I have a dataframe with 40 columns x 2.5 million rows (many financial securities)
df['AMT_ISSUED']
is supposed to be integers but I am getting an error such as
'>=' not supported between instances of 'str' and 'int'
when I try df2 = df.loc[df['AMT_ISSUED']>=1]
converting to int:df['AMT_ISSUED'] = df['AMT_ISSUED'].astype('int64')
I get: invalid literal for int() with base 10:
Maybe I have a very big number in there?
My question is how can I create a df['IS DIGIT']
(true or false) using isdigit()
function to start inspecting the data.
CodePudding user response:
Use
df["IS_DIGIT"] = df["AMT_ISSUED"].apply(str.isnumeric)

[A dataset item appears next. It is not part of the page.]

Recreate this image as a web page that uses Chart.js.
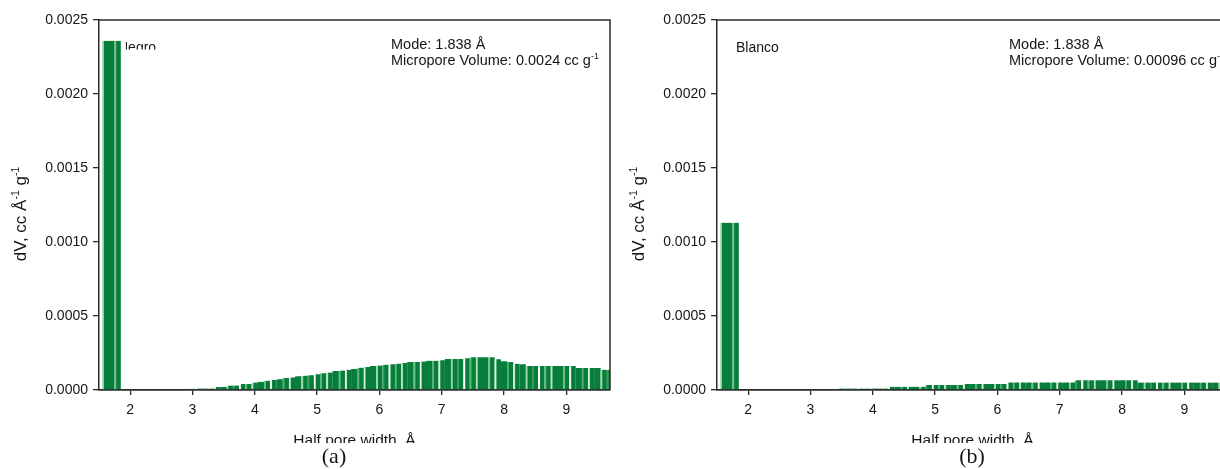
<!DOCTYPE html>
<html>
<head>
<meta charset="utf-8">
<script src="https://cdn.jsdelivr.net/npm/chart.js@4.4.1/dist/chart.umd.min.js"></script>
<style>
  html, body { margin: 0; padding: 0; background: #fff; overflow: hidden; width: 1220px; height: 469px; }
  .panel { position: absolute; top: 0; width: 620px; height: 469px; }
  #panelA { left: 0; }
  #panelB { left: 618px; }
</style>
</head>
<body>
<div class="panel" id="panelA"><canvas id="chartA" width="620" height="469"></canvas></div>
<div class="panel" id="panelB"><canvas id="chartB" width="620" height="469"></canvas></div>
<script>
// Half pore width bin centres, Å (0.1 Å bins)
const binCentres = [
  1.6, 1.7, 1.8, 1.9, 2.0, 2.1, 2.2, 2.3, 2.4, 2.5, 2.6, 2.7, 2.8, 2.9,
  3.0, 3.1, 3.2, 3.3, 3.4, 3.5, 3.6, 3.7, 3.8, 3.9,
  4.0, 4.1, 4.2, 4.3, 4.4, 4.5, 4.6, 4.7, 4.8, 4.9,
  5.0, 5.1, 5.2, 5.3, 5.4, 5.5, 5.6, 5.7, 5.8, 5.9,
  6.0, 6.1, 6.2, 6.3, 6.4, 6.5, 6.6, 6.7, 6.8, 6.9,
  7.0, 7.1, 7.2, 7.3, 7.4, 7.5, 7.6, 7.7, 7.8, 7.9,
  8.0, 8.1, 8.2, 8.3, 8.4, 8.5, 8.6, 8.7, 8.8, 8.9,
  9.0, 9.1, 9.2, 9.3, 9.4, 9.5, 9.6, 9.7
];

// dV (cc Å^-1 g^-1), sample "Negro"
const negroDV = [
  0.00236, 0.00236, 0.00236, 0, 0, 0, 0, 0, 0, 0, 0, 0, 0, 0,
  0.000008, 0.00001, 0.00001, 0.00001, 0.00002, 0.00002, 0.00003, 0.00003, 0.00004, 0.00004,
  0.00005, 0.000055, 0.000063, 0.000068, 0.000072, 0.000081, 0.000085, 0.000093, 0.000097, 0.0001,
  0.000106, 0.000113, 0.000118, 0.000128, 0.000132, 0.000137, 0.000142, 0.000151, 0.000156, 0.000162,
  0.000165, 0.000171, 0.000174, 0.000178, 0.000182, 0.000189, 0.000189, 0.000192, 0.000198, 0.000198,
  0.000201, 0.00021, 0.00021, 0.00021, 0.000214, 0.000221, 0.000221, 0.000221, 0.000221, 0.000207,
  0.000195, 0.000189, 0.000178, 0.000174, 0.000162, 0.000162, 0.000162, 0.000162, 0.000162, 0.000162,
  0.000162, 0.000162, 0.000149, 0.000149, 0.000149, 0.000149, 0.000137, 0.000137
];

// dV (cc Å^-1 g^-1), sample "Blanco"
const blancoDV = [
  0.00113, 0.00113, 0.00113, 0, 0, 0, 0, 0, 0, 0, 0, 0, 0, 0,
  0, 0, 0, 0, 0, 0.00001, 0.00001, 0.00001, 0.00001, 0.00001,
  0.00001, 0.00001, 0.00001, 0.000022, 0.000022, 0.000022, 0.000022, 0.000022, 0.000022, 0.000034,
  0.000034, 0.000034, 0.000034, 0.000034, 0.000034, 0.00004, 0.00004, 0.00004, 0.00004, 0.00004,
  0.00004, 0.00004, 0.000051, 0.000051, 0.000051, 0.000051, 0.000051, 0.000051, 0.000051, 0.000051,
  0.000051, 0.000051, 0.000051, 0.000066, 0.000066, 0.000066, 0.000066, 0.000066, 0.000066, 0.000066,
  0.000066, 0.000066, 0.000066, 0.00005, 0.00005, 0.00005, 0.00005, 0.00005, 0.00005, 0.00005,
  0.00005, 0.00005, 0.00005, 0.00005, 0.00005, 0.00005, 0.00005, 0.00005
];

const xTickValues = [2, 3, 4, 5, 6, 7, 8, 9];
const yTickValues = [0, 0.0005, 0.0010, 0.0015, 0.0020, 0.0025];

const SANS = '"Liberation Sans", Arial, Helvetica, sans-serif';
const SERIF = '"Liberation Serif", "Times New Roman", serif';
const TEXT = '#161616';
const AXIS = '#2b2b2b';
const BAR_GREEN = '#077d3b';
// seam colours between neighbouring bins
const SEAMS = ['#b5e3bf', '#077d3b', '#6cc283', '#e9f7ec', '#077d3b', '#4fb26e',
               '#d2efd8', '#077d3b', '#9ad8a9', '#3a9f5d', '#ffffff', '#5dbb78'];

// draws a run of text pieces, some of them as superscripts
function drawRich(ctx, parts, x, y, size) {
  let cx = x;
  for (const p of parts) {
    const fs = p.sup ? size * 0.62 : size;
    ctx.font = fs + 'px ' + SANS;
    ctx.fillText(p.t, cx, p.sup ? y - size * 0.42 : y);
    cx += ctx.measureText(p.t).width;
  }
  return cx - x;
}
function richWidth(ctx, parts, size) {
  let w = 0;
  for (const p of parts) {
    ctx.font = (p.sup ? size * 0.62 : size) + 'px ' + SANS;
    w += ctx.measureText(p.t).width;
  }
  return w;
}

function makePanel(canvasId, values, cfg) {
  const annotate = {
    id: 'annotate',
    beforeDatasetsDraw(chart) {
      const ctx = chart.ctx;
      const a = chart.chartArea;
      ctx.save();
      if (cfg.nameClip) {
        ctx.beginPath();
        ctx.rect(cfg.nameClip, 0, 1000, 49.5);
        ctx.clip();
      }
      ctx.fillStyle = TEXT;
      ctx.font = '14px ' + SANS;
      ctx.textBaseline = 'alphabetic';
      ctx.fillText(cfg.name, a.left + 19, 51.5);
      ctx.restore();
    },
    afterDraw(chart) {
      const ctx = chart.ctx;
      const a = chart.chartArea;
      ctx.save();
      ctx.fillStyle = TEXT;
      ctx.textBaseline = 'alphabetic';
      ctx.textAlign = 'left';

      // frame: top and right edges of the plot
      ctx.strokeStyle = AXIS;
      ctx.lineWidth = 1.5;
      ctx.beginPath();
      ctx.moveTo(a.left, a.top);
      ctx.lineTo(a.right, a.top);
      ctx.lineTo(a.right, a.bottom);
      ctx.stroke();

      // mode / micropore volume note
      ctx.font = '14.5px ' + SANS;
      ctx.fillText(cfg.mode, a.left + 292, 48.5);
      drawRich(ctx, [{ t: cfg.volume }, { t: '-1', sup: true }], a.left + 292, 65, 14.5);

      // y axis title
      const ySize = 17;
      const yParts = [{ t: 'dV, cc Å' }, { t: '-1', sup: true }, { t: ' g' }, { t: '-1', sup: true }];
      const yw = richWidth(ctx, yParts, ySize);
      ctx.save();
      ctx.translate(26, 214);
      ctx.rotate(-Math.PI / 2);
      drawRich(ctx, yParts, -yw / 2, 0, ySize);
      ctx.restore();

      // x axis title (lower part hidden under the caption strip)
      ctx.save();
      ctx.beginPath();
      ctx.rect(0, 0, chart.width, 443);
      ctx.clip();
      ctx.font = '15.5px ' + SANS;
      ctx.textAlign = 'center';
      ctx.fillText('Half pore width, Å', (a.left + a.right) / 2, 445);
      ctx.restore();

      // panel caption
      ctx.font = '22px ' + SERIF;
      ctx.textAlign = 'center';
      ctx.fillText(cfg.caption, cfg.captionX, 463);
      ctx.restore();
    }
  };

  return new Chart(document.getElementById(canvasId), {
    type: 'bar',
    data: {
      datasets: [{
        data: binCentres.map((x, i) => ({ x: x, y: values[i] })),
        backgroundColor: BAR_GREEN,
        borderColor: (c) => SEAMS[c.dataIndex % SEAMS.length],
        borderWidth: { left: 2, right: 0, top: 0, bottom: 0 },
        borderSkipped: false,
        barPercentage: 1,
        categoryPercentage: 1,
        clip: 0
      }]
    },
    options: {
      responsive: false,
      animation: false,
      events: [],
      layout: { padding: { left: 0, right: 10, top: 20, bottom: 0 } },
      plugins: { legend: { display: false }, tooltip: { enabled: false } },
      scales: {
        x: {
          type: 'linear',
          min: 1.5,
          max: 9.7,
          offset: false,
          z: 1,
          afterBuildTicks: (s) => { s.ticks = xTickValues.map(v => ({ value: v })); },
          afterFit: (s) => { s.height = 79; },
          grid: { offset: false, drawOnChartArea: false, drawTicks: true, tickLength: 5, color: AXIS, lineWidth: 1.3 },
          border: { display: true, color: AXIS, width: 1.8 },
          ticks: { color: TEXT, font: { family: SANS, size: 14 }, padding: 7, maxRotation: 0, callback: (v) => String(v) }
        },
        y: {
          min: 0,
          max: 0.0025,
          z: 1,
          afterBuildTicks: (s) => { s.ticks = yTickValues.map(v => ({ value: v })); },
          afterFit: (s) => { s.width = 99; },
          grid: { drawOnChartArea: false, drawTicks: true, tickLength: 6, color: AXIS, lineWidth: 1.3 },
          border: { display: true, color: AXIS, width: 1.5 },
          ticks: { color: TEXT, font: { family: SANS, size: 14 }, padding: 5, callback: (v) => v.toFixed(4) }
        }
      }
    },
    plugins: [annotate]
  });
}

makePanel('chartA', negroDV, {
  name: 'Negro',
  nameClip: 125.5,
  mode: 'Mode: 1.838 Å',
  volume: 'Micropore Volume: 0.0024 cc g',
  caption: '(a)',
  captionX: 334
});

makePanel('chartB', blancoDV, {
  name: 'Blanco',
  nameClip: 0,
  mode: 'Mode: 1.838 Å',
  volume: 'Micropore Volume: 0.00096 cc g',
  caption: '(b)',
  captionX: 354
});
</script>
</body>
</html>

CodePudding user response:
use apply with a custom function like this.
Python 3.x
def isdigit(x):
return isinstance(x, (int, float, complex)) and not isinstance(x, bool)
df['IS DIGIT'] = df['AMT_ISSUED'].apply(isdigit)
Python 2.x
def isdigit(x):
return isinstance(x, (int, float, complex)) and not isinstance(x, bool)
df['IS DIGIT'] = df['AMT_ISSUED'].apply(isdigit)
You can check how many non-numeric values are there in your dataframe by
df['IS DIGIT'].value_counts()
Also, note that ValueError: invalid literal for int() with base 10 occurs when you convert the string or decimal or characters values not formatted as an integer.